Another study of over 800 entrepreneurs and employed adults asked participants to choose one of three ventures they would prefer to start. The entrepreneurs were significantly more likely to choose the safest one.
“Former track star Phil Knight (founder
of Nike), started selling running shoes out of the trunk of his car in 1964,
yet kept working as an accountant until 1969 when he went into Nike full-time. After inventing the original Apple I computer,
Steve Wozniak started the company with Steve Jobs in 1976, but continued
working full-time in his engineering job at Hewlett-Packard until 1977,” Grant
reports.
Seeing a gap in the market caused by
something that aggravates users or raises costs unnecessarily - alone - is not
always a strong sign of opportunity. Many failed businesses have held this
popular view at the expense of their shareholders.
Consider that “before women gained the
right to vote in America, many had never before considered their degraded
status as anything but natural”, Grant points out. Before the internet bubble
burst, it felt “natural” to go to a bricks and mortar store to select anything
from books to clothing to food to videos. Many start-ups learned this lesson
the hard way, burning investors’ money and crashing.
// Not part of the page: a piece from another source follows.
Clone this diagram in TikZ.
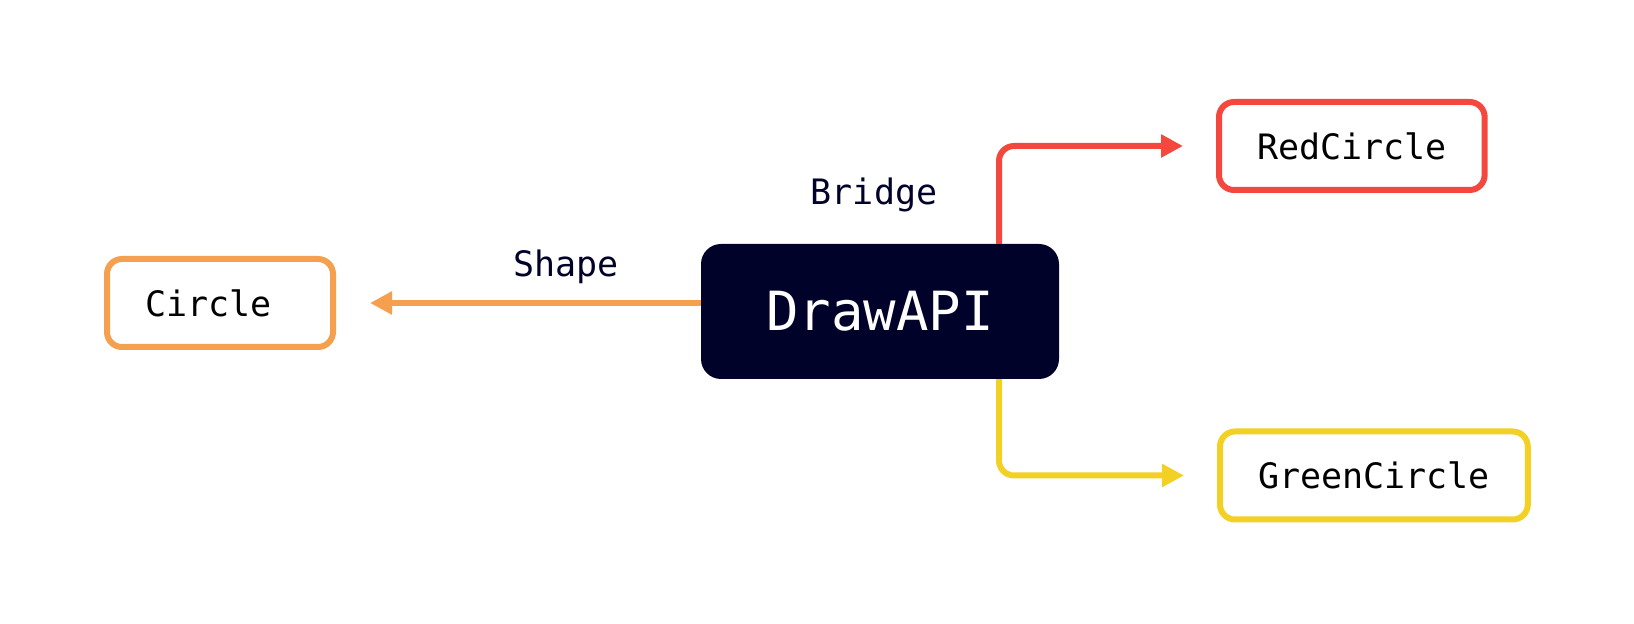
\documentclass[tikz,border=0pt]{standalone}
\usepackage{fontspec}
\setmonofont{DejaVu Sans Mono}
\usepackage{tikz}
\usetikzlibrary{arrows.meta, positioning}
\definecolor{apinavy}{HTML}{00022A}
\definecolor{shapeorange}{HTML}{F5A04E}
\definecolor{bridgered}{HTML}{F4483E}
\definecolor{bridgeyellow}{HTML}{F2D024}
\tikzset{
  impl/.style={draw, rounded corners=15pt, line width=6pt, inner xsep=38pt,
               minimum height=88pt, align=left, text=black,
               font=\ttfamily\fontsize{35}{42}\selectfont},
  link/.style={line width=6pt, rounded corners=15pt,
               -{Triangle[length=22pt,width=22pt]}},
  tag/.style={anchor=base, text=apinavy, font=\ttfamily\fontsize{35}{42}\selectfont}
}

\begin{document}
\begin{tikzpicture}[x=1pt, y=1pt]
  \useasboundingbox (0,0) rectangle (1634,624);
  \node[fill=apinavy, text=white, rounded corners=20pt, minimum width=358pt,
        minimum height=135pt, font=\ttfamily\fontsize{54}{60}\selectfont]
        (api) at (880,312.5) {DrawAPI};
  \node[impl, draw=shapeorange, text width=150pt] (circ) at (220,321) {Circle};
  \node[impl, draw=bridgered, anchor=west] (red) at (1216,478) {RedCircle};
  \node[impl, draw=bridgeyellow, anchor=west] (green) at (1217,148.5) {GreenCircle};

  \node[tag] (shapetag) at (566,347) {Shape};
  \node[tag] (bridgetag) at (874,419) {Bridge};

  \draw[link, color=shapeorange, shorten >=34pt] (api.west |- circ.east) -- (circ.east);
  \draw[link, color=bridgered, shorten >=33pt] ([xshift=119pt]api.north) |- (red.west);
  \draw[link, color=bridgeyellow, shorten >=33pt] ([xshift=119pt]api.south) |- (green.west);
\end{tikzpicture}
\end{document}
It took the success of stores such as
Amazon and Zappos before enough people were comfortable to buy products they typically didn’t order
online.
What are the criteria for judging the success of a new opportunity? The Segway was forecast to be a wild success, but failed. Seinfeld was expected to fail, but turned out to be a wild success.
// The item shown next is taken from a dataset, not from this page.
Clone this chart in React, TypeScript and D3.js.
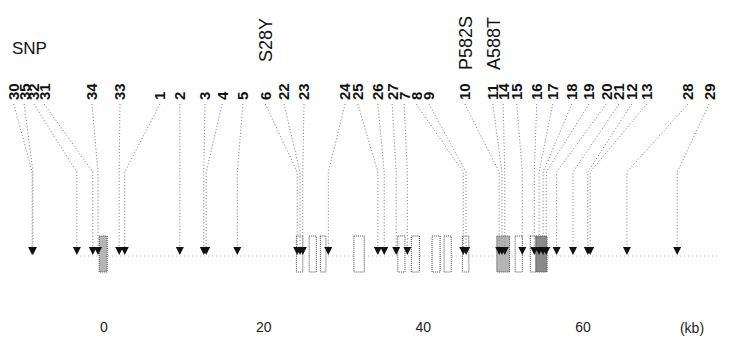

Quantity is the best predictor of quality
Across all disciplines, psychologist
Dean Simonton noted, those with the greatest volume of work had the highest number
of influential or successful ideas. For example, Bach wrote over a thousand
pieces in his lifetime, and three were rated among the 50 greatest pieces of
classical music by the London Philharmonic Orchestra. So were six of Mozart’s
600, and five of Beethoven’s 650. Edison produced 1 093 patents, but only a
handful of truly great inventions. The
conclusion is surely that with great ideas, quantity is the best predictor of
quality.
Why did Dean Kamen, founder of the Segway,
and a prolific inventor, fail? Steve Jobs, Jeff Bezos and John Doerr all
thought it would succeed, and invested in it.
The best way to judge ideas, our own and those of others, is clearly to get feedback at each stage of development from the right
people. Kamen was so concerned someone might steal his ideas that he had
a strict secrecy policy.
However, not anyone’s feedback is
valuable – ‘the wisdom of crowds’ is only wisdom in specific contexts. The best
quality feedback will always come from colleagues in the field. “Comedians
often say that the highest badge of honour is to make a fellow comic laugh;
magicians like fooling audiences but live to baffle their brethren,” Grant
points out.
The Segway’s early investors simply
didn’t know enough about transportation – a key cause of the Segway’s failure.
What would one do with a Segway that couldn't be locked, had no carrying
capacity, couldn’t be used on pavements, and was simply too expensive as a…
well, toy? “To accurately predict the success of a novel idea, it’s best to be
a creator in the domain you’re judging,” Grant warns.
Aside from the collection of interesting narratives, there are some very valuable business pointers that justify including this book in your library.
Readability: Light -+--- Serious
Insights: High --+-- Low
Practical : High ---+- Low
* Ian Mann of Gateways consults internationally on leadership and strategy and is the author of Strategy that Works. Views expressed are his own.